Can anyone explain to me why the EBITDA-margin in Television is only around 8%? Is it because sports rights are incurred here and in such case, what are the EBITDA-margins on the TV-stations? Afaik sports rights costs are incurred in the cable segment, right? So what is putting so much pressure on Television EBITDA?
Sports rights are incurred primarily in the Television segment (Fox Network), not the Cable Segment (primarily Fox News). See, e.g., this description of the Television segment results in the Q4 2019 earnings release:
Television reported full year segment revenues of $5.98 billion, an increase of $873 million or 17% from the amount in the prior year. Advertising revenues increased $394 million or 11%, primarily due to the addition of
Thursday Night Football and the broadcast of one additional NFL Divisional Playoff game, record cyclical political advertising revenues at the FOX Television Stations and additional FIFA World Cup matches in the current year. The increase in advertising revenues was partially offset by the broadcast of
two fewer MLB World Series games in the current year compared with the prior year. Affiliate revenues increased $326 million or 24% led by an increase in programming fees from third-party FOX affiliates.
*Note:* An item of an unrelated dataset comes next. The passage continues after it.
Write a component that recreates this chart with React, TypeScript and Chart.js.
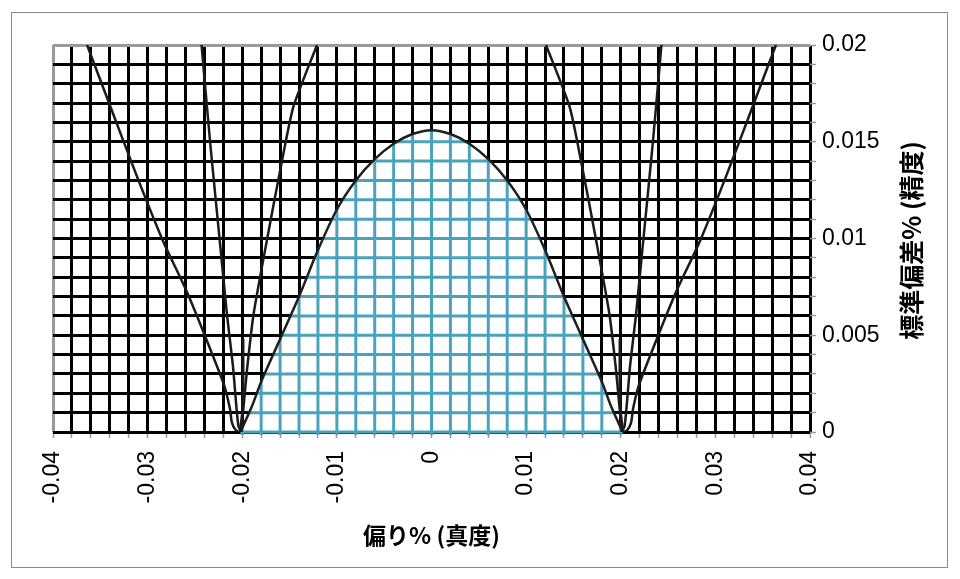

Other revenues increased $153 million or 62%, primarily due to higher digital content licensing revenues.
That is why Cable earnings are so much higher than Television earnings. To be sure, Fox does show sports on some of its other cable networks, but those sports rights (NASCAR, college sports, etc.) do not compare to the rights fees Fox TV pays to the NFL, which airs only on Fox Network, not any of the Fox sports cable channels.